There are a LOT of what if’s in this question. There is no one size fits all answer here. Instead, let’s look at it from a top down perspective.

First, you cannot time the market. There are simply too many variables (I say this, too, as a programmer with some working knowledge in statistics, markets and machine learning). We can get to a sense of ‘I think the market is going in this direction but…’

Let’s look at the last three years in Colorado Springs. What you see here is average and median prices over this time, measured in 14 day rolling averages. As of right now, we are 6% down from the peak of the market in May 2022. We were within 1% of the May 2022 pricing in the last week of July 2023. A month later, we’ve come down 5%. I share this as an example of the principle that you can’t time the market. This four week shift is literally unpredictable, being the function of so many various factors.

Ok, great, you’re probably thinking…if we can’t predict the market, what can we do? Let me show you one more graph before I answer that question.

What you see here is 27 years of average prices, interest rates and the supply of short term money in the United States. Interest rates do not impact the market like most folks think they do. The supply of money has a far greater impact. The red line is kind of deceptive in it’s curve…the rapid uptick around the 280th data point? That’s trillions of dollars since 2020 injected into the economy. I show this to say this: we don’t know how this plays out. If you could call the housing market an equation, say “x + 5 = 6”, before 2008, we could say with some certainty that the market would react in a logical fashion. But that equation is more like this now: x + y + z = 5 or 6 or 7 if a is > 72 and z < 2.

We simply don’t have a mathematical model for the circumstances right now.

All that said, what do we do?

We can make the best decision we can, given the information we have at the time.

Real estate is a long term wealth builder, the key being long term. Anything you do, particularly right now, I believe the core, key question is this: is this a long term sustainable decision for me?

Ask: can I hold this property at these rates and payment, if I can’t refinance later?

There is a mantra being stated across social media right now: date the rate, marry the house.

This is dangerous.

This is dangerous because you may not be able to refinance your house:

What if rates don’t come down significantly?

What if home prices fall? Will you have the equity you need to refi?

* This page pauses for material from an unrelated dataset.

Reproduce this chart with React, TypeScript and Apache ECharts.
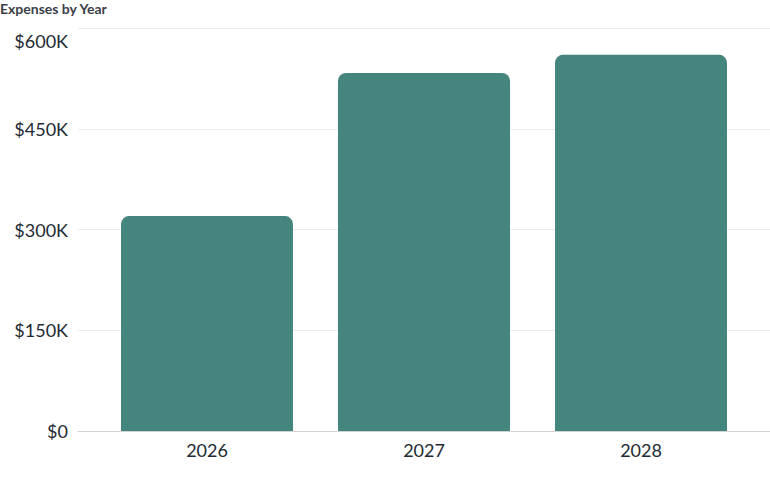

You are marrying the house AND the rate.

Maybe you need to sell, though, and it makes sense to buy for the long haul and given the conditions above. What then? What can you do in an uncertain market?

Here are some options:

  1. You may be able to make an offer contingent on the sale of your existing home. In this scenario, you make an offer to buy property B on the condition that property A sells by a certain date. The risk here is that A doesn’t sell by the deadline, requiring either the termination of B purchase or the forfeit of earnest money.
  2. You might consider selling property A and finding temporary housing while you purchase property B. The big risk here is that if something happens to the market or your financing or both, you may be unable to purchase B, turning that temporary housing search into a long term rental situation
  3. Maybe you can pay off A and qualify for B? Here you have to weigh the opportunity cost of the money you would use to pay off A…that is, what is the best use of the funds? With higher interest rates, would it be smarter to use the money as further down payment on B, lowering the overall payment? In a recent sale, I sold property A while occupying B. I then purchased C and moved into it, then rented property B. The proceeds from A I put into a CD, with the intent to use the funds to refinance C when (if) rates drop.

The choice to buy or sale right now…it’s nuanced. This post is meant to provide food for thought as you weigh your options.